Deambulo por las calles de mi pueblo, ya no me preguntan de quién soy, ya lo saben; me preguntan por la tele, por mi madre, por mí. Me gusta pasear por sus calles, ver a mis paisanos, oler las chimeneas en invierno, sentir el frio de la sierra de los Filabres, sentarme en el banco que hay en la fachada de la casa de Otilia e imaginarme como habría sido la infancia y adolescencia de mi madre allí, en esa misma calle, cuando estaba el bar de mi abuelo abierto y gente por todas partes; cuando los niños se juntaban por barrios y las madres los llamaban a voces y no por el móvil. Cuando la persona más buena del pueblo vivía, mi abuela. En mi madre reviven su arte culinario y su bondad, sus enfados terribles y el cariño desmedido. A pasado ya una vida, hemos sufrido y reído juntos, y a pesar de las discusiones, de existir un mundo entre nosotros, me siento orgulloso de ser hijo de la Marifran.
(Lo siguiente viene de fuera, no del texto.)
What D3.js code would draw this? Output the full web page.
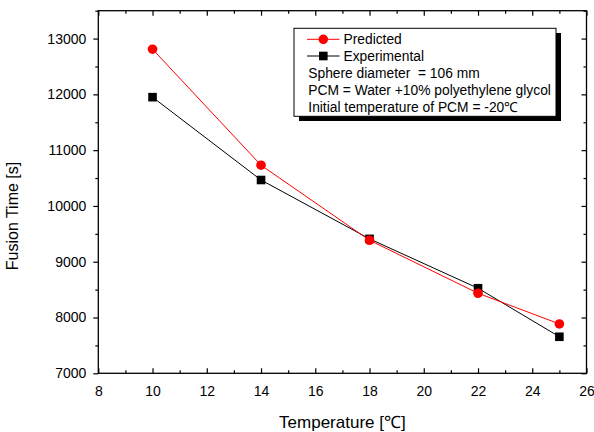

jueves, 9 de enero de 2014

Buena política para vivir bien (Cuidado con los lobos)



Corren tiempos convulsos para la política, son tiempos pues, muy difíciles para vivir; sí, para vivir. Aunque muchos no lo aprecien, la verdad es que cuando la política va mal, nuestra vida camina bastante peor, y eso es así porque no se pueden desligar. Si hay buenos políticos, honrados, trabajadores, con ganas de ayudar a los demás, comprometidos y con nobles ideales, se refleja en el día a día del ciudadano, en la sociedad, en tu vida en definitiva. Y hoy, la vida está muy jodida, tanto como el futuro de muchos gobernantes que lucen cochazo y una exasperante cuenta corriente. No me molesta que ganen mucho dinero, ni que ostenten un vehículo de gama alta, lo que me produce arcadas, repulsión y una rabia terrible es como exigen recortes, como nos aprietan el cinturón cuando ellos son incapaces de realizar el mínimo esfuerzo por reducir su ya desproporcionado gasto público. Pero no acaba aquí la travesía, no… además de no saber atajar una crisis sin que la paguemos el pueblo, en su totalidad, nos recortan DERECHOS; lo que jamás hubiéramos esperado, incluso de un gobierno de derechas que se está aproximando peligrosamente a la extrema derecha, y es que cuando los corderos tienen mayoría absoluta dejan entrever su auténtica piel, la de animales que aúllan a la luz de la luna descorchando champán porque a otros le va mal, levantando el brazo derecho en alto y riéndose de ti y de mí, que somos, según ellos, los que debemos estar ABAJO.

Hay muchos ejemplos de esta política antidemocrática, la ley del silencio (no puedes escribir o hablar mal de tus gobernantes, ni colgar pancartas con mensajes negativos porque eso es atacar a tu país,…) la ley del aborto (esto lo que les importa a estos gobernantes la mujer: nada. Limitan su poder de decisión y lo que es peor, lo declaran ilegal), quieren imponer la religión como asignatura obligatoria, eliminan la ley de la dependencia, la brutal disminución de las becas, la supresión de la sanidad para los inmigrantes, la nueva ley de manifestación, o dejar sin tarjeta sanitaria a quien trabaje fuera de España sin cotizar durante más de 3 meses (y eso que son ellos los que aluden que no es malo salir fuera de tu país a buscarte la vida, ehem…) han prohibido acampar en la puerta del Sol o en las setas de Sevilla, tampoco podemos instalar mesas de recogidas de firmas, ni grabar actuaciones policiales pues deben quedar en la más estricta intimidad aunque éstas tengan lugar en la calle o actos públicos, no podemos acompañar a las víctimas de un desahucio…

No es un debate entre izquierda o derecha sino entre democracia o autoritarismo.

Nos han mentido en la cara, sin ningún tipo de rubor o arrepentimiento. Seguramente habrá gente afines a ellos que no están de acuerdo con tales medidas, incluso dentro de su partido habrá quien se haya echado las manos a la cabeza, quien mirará al suelo avergonzado. Y eso que no he mencionado la palabra que puede tambalear la torre del poder, Bárcenas.

Insisto, a pesar de la corrupción, que la hay y mucho, en diferentes partidos (aunque con medidas disciplinarias muy diferentes) y de los gobernantes  y sus reformas poco acertadas e injustas en muchos casos, la política es la herramienta, la única, capaz de solucionar este estado herrumbroso en lo económico y moral. Todavía tengo fe en los hombres y mujeres de este país que tantos talentos ha parido. Quizás la solución para que esta situación no se repita se encuentre en la educación, lo creo firmemente. Un país con una buena base siempre tendrá un futuro alentador, con las mismas oportunidades para todos; quizás por eso este gobierno trate de minarla y acabar con ella, con la educación del pueblo. Así los lobos con piel de borrego entrarán más fácil en el corral.